The stone axe evolved from quarrying axes. Their use followed the stone. After the blocks were freed from the earth axes shaped the stones before transport. The axe was picked up again by the mason when the stones were prepared for construction. In fact the axe was a regular mason’s tool from before the Romans until long into the middle ages.
The history of the stone axe is almost invisible despite its widespread use in the past. Very little mention is made of the stone axe in any literature. Diderot did not illustrate axe work in his famous book even though the tradition was still important at the time he made his compilation. In recent years the axe is being used more frequently in the restoration of cathedrals largely because Pascal Mychalysin, the chief mason for the restoration of the cathedral in Gloucester is trying to re-introduce its use. Gloucester is part of the Seven Cathedral Trust, a unified effort to help promote knowledgeable restoration and competent craftsmen.
Even when the axe began to fall out of use by European masons it continued to be used in quarrying. We learned from a retired quarryman on Portland Island that until recently the quarry team tried to pair left and right handed workers so that they could stand on opposite sides of the stone and ‘face’ the stone more evenly and quickly.
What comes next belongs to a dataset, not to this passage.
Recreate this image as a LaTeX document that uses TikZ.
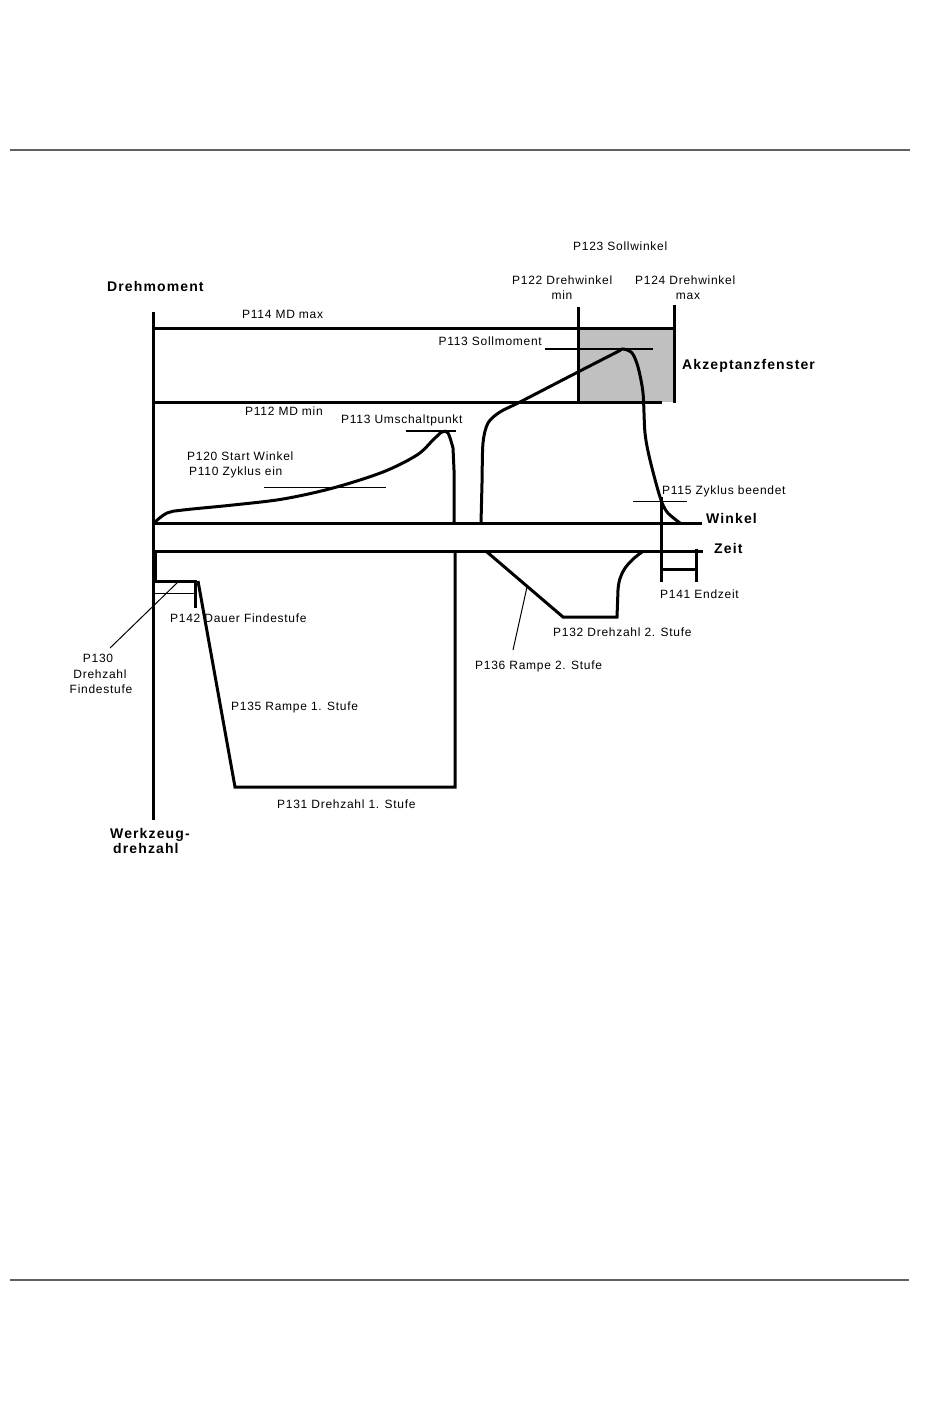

Most quarrying axes have now been replaced by other methods but on this website there is a film from Japan showing how the axe is used to cut a block of stone out of the rocks matrix. The quarrying axe is also still being used in parts of Turkey
In the beginning one stone was used to shape another - a form of carving where each stone wears the other away. Reciprocal erosion is not unusual with abrasion: abrasive tools are expected to wear out. Today it is rare that abrasion actually shapes the stone. Instead it is called into action to finish stones after they have been worked with other tools. Never-the-less abrasion is a form of carving but to see this clearly the vatly different scale has to be overlooked: ‘hammers’ in most abrasions are tiny, sometimes mere grains of sand.
Sawing stone is also a form of abrasion. Sometimes it is the hardened teeth of the saw itself that wears a channel, other times the teeth push sand back and forth and the sand does the work. A twisted wire or string embedded with grit or diamond dust is essentially the same principle. A drill is a saw that stays in the same place. The cutting force is rotational rather than linear. Early carving used loose sand and spinning hollow reeds. Later drills used embedded abrasives, sometimes combined with impact sandblasting, a kind of exuberant impact abrasion, can be used to make lettering of shallow stencil based carving. Sand is relatively common and since ancient times different deposits of sand were found to have differences that could be chosen for their cutting potential. Natural deposits of emory, pumice or carborundum were valuable to early stone work. Commercially available abrasive sands have been traditionally sorted by color: Black sand is corundum or emery; Yellow sand is quartz and Red sand is garnet.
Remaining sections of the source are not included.